--- Begin ---

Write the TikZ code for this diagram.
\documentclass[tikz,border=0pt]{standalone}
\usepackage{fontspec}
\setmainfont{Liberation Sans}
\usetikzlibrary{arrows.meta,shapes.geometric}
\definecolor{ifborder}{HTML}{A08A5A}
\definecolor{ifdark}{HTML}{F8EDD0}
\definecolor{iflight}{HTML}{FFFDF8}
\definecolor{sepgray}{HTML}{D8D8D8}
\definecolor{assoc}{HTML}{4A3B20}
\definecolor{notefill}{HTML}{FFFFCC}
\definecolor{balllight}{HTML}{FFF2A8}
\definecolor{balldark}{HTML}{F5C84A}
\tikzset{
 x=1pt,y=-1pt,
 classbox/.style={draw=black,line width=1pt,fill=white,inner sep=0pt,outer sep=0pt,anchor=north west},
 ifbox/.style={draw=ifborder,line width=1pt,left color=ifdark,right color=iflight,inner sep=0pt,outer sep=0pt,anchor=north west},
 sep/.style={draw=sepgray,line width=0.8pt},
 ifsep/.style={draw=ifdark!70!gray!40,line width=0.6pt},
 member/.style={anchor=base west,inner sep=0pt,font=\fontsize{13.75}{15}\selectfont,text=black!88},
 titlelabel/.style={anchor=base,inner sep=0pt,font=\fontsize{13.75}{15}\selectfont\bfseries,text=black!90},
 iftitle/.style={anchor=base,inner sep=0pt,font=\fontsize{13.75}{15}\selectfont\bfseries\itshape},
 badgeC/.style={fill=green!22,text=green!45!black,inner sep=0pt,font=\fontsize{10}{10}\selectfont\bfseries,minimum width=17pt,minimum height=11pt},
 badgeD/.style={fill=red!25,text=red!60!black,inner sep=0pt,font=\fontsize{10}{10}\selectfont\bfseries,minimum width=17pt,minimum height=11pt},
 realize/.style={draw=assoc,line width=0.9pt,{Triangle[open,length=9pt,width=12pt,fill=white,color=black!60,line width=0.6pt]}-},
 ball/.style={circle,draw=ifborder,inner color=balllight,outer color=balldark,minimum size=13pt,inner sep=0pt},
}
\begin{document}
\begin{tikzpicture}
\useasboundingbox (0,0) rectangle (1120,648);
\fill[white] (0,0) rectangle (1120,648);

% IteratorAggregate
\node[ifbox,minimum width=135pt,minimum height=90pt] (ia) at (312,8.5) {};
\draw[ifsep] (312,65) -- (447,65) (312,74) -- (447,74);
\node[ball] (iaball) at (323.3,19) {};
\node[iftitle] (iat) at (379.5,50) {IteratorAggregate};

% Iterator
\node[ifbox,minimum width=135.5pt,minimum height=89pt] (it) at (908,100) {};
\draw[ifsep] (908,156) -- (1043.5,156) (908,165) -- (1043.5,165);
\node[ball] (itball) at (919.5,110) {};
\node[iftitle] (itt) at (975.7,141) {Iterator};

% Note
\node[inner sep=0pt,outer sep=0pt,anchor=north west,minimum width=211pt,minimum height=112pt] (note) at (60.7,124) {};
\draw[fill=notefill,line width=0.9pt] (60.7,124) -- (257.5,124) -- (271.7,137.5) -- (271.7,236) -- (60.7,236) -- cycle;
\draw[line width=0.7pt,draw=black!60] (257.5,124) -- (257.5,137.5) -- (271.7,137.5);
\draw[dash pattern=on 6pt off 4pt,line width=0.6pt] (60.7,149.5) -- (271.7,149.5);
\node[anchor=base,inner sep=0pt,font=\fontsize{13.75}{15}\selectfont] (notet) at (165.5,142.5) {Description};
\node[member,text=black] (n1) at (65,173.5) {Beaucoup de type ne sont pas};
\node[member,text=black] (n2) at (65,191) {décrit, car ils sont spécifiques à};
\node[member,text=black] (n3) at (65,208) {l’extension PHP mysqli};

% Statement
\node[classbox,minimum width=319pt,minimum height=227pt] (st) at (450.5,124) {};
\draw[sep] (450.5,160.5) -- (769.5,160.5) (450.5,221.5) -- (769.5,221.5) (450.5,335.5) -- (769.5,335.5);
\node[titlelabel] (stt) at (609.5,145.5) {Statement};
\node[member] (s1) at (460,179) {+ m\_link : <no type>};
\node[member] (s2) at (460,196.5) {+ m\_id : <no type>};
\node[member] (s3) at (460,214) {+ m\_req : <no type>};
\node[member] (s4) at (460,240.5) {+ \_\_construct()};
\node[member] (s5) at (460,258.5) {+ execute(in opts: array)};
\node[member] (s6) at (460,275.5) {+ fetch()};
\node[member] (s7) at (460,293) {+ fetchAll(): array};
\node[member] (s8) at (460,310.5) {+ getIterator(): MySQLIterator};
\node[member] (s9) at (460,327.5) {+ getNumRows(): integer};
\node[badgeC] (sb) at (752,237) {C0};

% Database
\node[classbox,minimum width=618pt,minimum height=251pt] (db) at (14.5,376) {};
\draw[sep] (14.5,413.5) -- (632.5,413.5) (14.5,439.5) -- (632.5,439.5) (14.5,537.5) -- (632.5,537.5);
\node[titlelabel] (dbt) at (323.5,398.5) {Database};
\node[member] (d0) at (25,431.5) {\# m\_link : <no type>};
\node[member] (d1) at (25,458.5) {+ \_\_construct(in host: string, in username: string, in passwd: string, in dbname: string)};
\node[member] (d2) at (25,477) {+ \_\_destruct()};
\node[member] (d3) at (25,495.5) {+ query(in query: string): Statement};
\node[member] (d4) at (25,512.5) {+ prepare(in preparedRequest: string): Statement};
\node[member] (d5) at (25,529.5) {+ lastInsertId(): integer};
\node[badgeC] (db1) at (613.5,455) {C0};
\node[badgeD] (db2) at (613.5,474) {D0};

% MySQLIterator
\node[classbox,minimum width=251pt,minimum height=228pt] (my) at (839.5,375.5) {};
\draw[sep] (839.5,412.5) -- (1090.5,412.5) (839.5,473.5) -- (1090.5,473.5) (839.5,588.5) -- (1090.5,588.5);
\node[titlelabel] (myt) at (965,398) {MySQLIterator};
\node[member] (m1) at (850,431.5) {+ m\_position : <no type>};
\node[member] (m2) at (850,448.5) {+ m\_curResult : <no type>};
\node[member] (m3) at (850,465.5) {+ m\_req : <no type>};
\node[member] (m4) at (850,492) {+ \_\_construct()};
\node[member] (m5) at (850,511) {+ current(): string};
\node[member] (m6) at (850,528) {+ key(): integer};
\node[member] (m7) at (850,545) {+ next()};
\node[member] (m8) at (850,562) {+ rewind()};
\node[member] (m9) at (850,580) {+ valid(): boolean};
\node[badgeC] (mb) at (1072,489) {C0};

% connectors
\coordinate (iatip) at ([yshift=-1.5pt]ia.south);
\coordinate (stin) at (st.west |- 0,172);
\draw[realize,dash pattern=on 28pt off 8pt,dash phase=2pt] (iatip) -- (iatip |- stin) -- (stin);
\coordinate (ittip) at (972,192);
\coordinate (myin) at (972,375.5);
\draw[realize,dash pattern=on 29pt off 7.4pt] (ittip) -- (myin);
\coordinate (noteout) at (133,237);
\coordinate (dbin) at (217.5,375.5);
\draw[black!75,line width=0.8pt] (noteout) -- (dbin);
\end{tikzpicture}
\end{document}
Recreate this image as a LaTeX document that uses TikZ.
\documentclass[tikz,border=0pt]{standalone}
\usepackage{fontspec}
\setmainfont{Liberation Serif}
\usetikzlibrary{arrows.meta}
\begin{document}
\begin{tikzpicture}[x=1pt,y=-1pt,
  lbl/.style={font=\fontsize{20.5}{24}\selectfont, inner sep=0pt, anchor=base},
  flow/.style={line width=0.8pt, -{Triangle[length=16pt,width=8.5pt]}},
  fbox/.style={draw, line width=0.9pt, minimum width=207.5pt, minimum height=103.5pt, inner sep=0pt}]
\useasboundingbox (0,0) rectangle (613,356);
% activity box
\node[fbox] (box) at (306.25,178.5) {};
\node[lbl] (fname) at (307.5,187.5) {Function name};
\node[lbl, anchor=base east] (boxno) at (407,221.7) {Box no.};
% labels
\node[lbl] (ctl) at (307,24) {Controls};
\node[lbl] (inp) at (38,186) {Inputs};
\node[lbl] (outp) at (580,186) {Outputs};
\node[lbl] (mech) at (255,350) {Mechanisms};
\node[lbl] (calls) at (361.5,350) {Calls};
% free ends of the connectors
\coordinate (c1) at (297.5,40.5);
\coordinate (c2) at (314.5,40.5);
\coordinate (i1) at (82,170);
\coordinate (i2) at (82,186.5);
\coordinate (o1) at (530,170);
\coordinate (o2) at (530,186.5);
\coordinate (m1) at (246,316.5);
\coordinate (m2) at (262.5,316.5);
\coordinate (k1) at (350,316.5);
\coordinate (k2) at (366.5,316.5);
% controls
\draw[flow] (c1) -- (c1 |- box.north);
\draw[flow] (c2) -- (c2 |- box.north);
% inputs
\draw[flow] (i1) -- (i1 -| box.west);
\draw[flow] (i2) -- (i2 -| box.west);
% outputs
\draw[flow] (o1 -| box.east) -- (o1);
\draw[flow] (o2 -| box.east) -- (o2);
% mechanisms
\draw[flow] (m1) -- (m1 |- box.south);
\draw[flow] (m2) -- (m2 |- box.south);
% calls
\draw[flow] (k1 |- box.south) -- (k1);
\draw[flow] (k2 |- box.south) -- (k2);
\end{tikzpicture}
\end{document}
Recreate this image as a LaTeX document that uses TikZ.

--- End ---

→ **WHAT THIS TASK INVOLVES**
Reproduce verbatim the range of lines that opens the records and closes with the line containing "(iat) at (379.5,50)". Omit everything after it.

→ **RESPONSE**
Write the TikZ code for this diagram.
\documentclass[tikz,border=0pt]{standalone}
\usepackage{fontspec}
\setmainfont{Liberation Sans}
\usetikzlibrary{arrows.meta,shapes.geometric}
\definecolor{ifborder}{HTML}{A08A5A}
\definecolor{ifdark}{HTML}{F8EDD0}
\definecolor{iflight}{HTML}{FFFDF8}
\definecolor{sepgray}{HTML}{D8D8D8}
\definecolor{assoc}{HTML}{4A3B20}
\definecolor{notefill}{HTML}{FFFFCC}
\definecolor{balllight}{HTML}{FFF2A8}
\definecolor{balldark}{HTML}{F5C84A}
\tikzset{
 x=1pt,y=-1pt,
 classbox/.style={draw=black,line width=1pt,fill=white,inner sep=0pt,outer sep=0pt,anchor=north west},
 ifbox/.style={draw=ifborder,line width=1pt,left color=ifdark,right color=iflight,inner sep=0pt,outer sep=0pt,anchor=north west},
 sep/.style={draw=sepgray,line width=0.8pt},
 ifsep/.style={draw=ifdark!70!gray!40,line width=0.6pt},
 member/.style={anchor=base west,inner sep=0pt,font=\fontsize{13.75}{15}\selectfont,text=black!88},
 titlelabel/.style={anchor=base,inner sep=0pt,font=\fontsize{13.75}{15}\selectfont\bfseries,text=black!90},
 iftitle/.style={anchor=base,inner sep=0pt,font=\fontsize{13.75}{15}\selectfont\bfseries\itshape},
 badgeC/.style={fill=green!22,text=green!45!black,inner sep=0pt,font=\fontsize{10}{10}\selectfont\bfseries,minimum width=17pt,minimum height=11pt},
 badgeD/.style={fill=red!25,text=red!60!black,inner sep=0pt,font=\fontsize{10}{10}\selectfont\bfseries,minimum width=17pt,minimum height=11pt},
 realize/.style={draw=assoc,line width=0.9pt,{Triangle[open,length=9pt,width=12pt,fill=white,color=black!60,line width=0.6pt]}-},
 ball/.style={circle,draw=ifborder,inner color=balllight,outer color=balldark,minimum size=13pt,inner sep=0pt},
}
\begin{document}
\begin{tikzpicture}
\useasboundingbox (0,0) rectangle (1120,648);
\fill[white] (0,0) rectangle (1120,648);

% IteratorAggregate
\node[ifbox,minimum width=135pt,minimum height=90pt] (ia) at (312,8.5) {};
\draw[ifsep] (312,65) -- (447,65) (312,74) -- (447,74);
\node[ball] (iaball) at (323.3,19) {};
\node[iftitle] (iat) at (379.5,50) {IteratorAggregate};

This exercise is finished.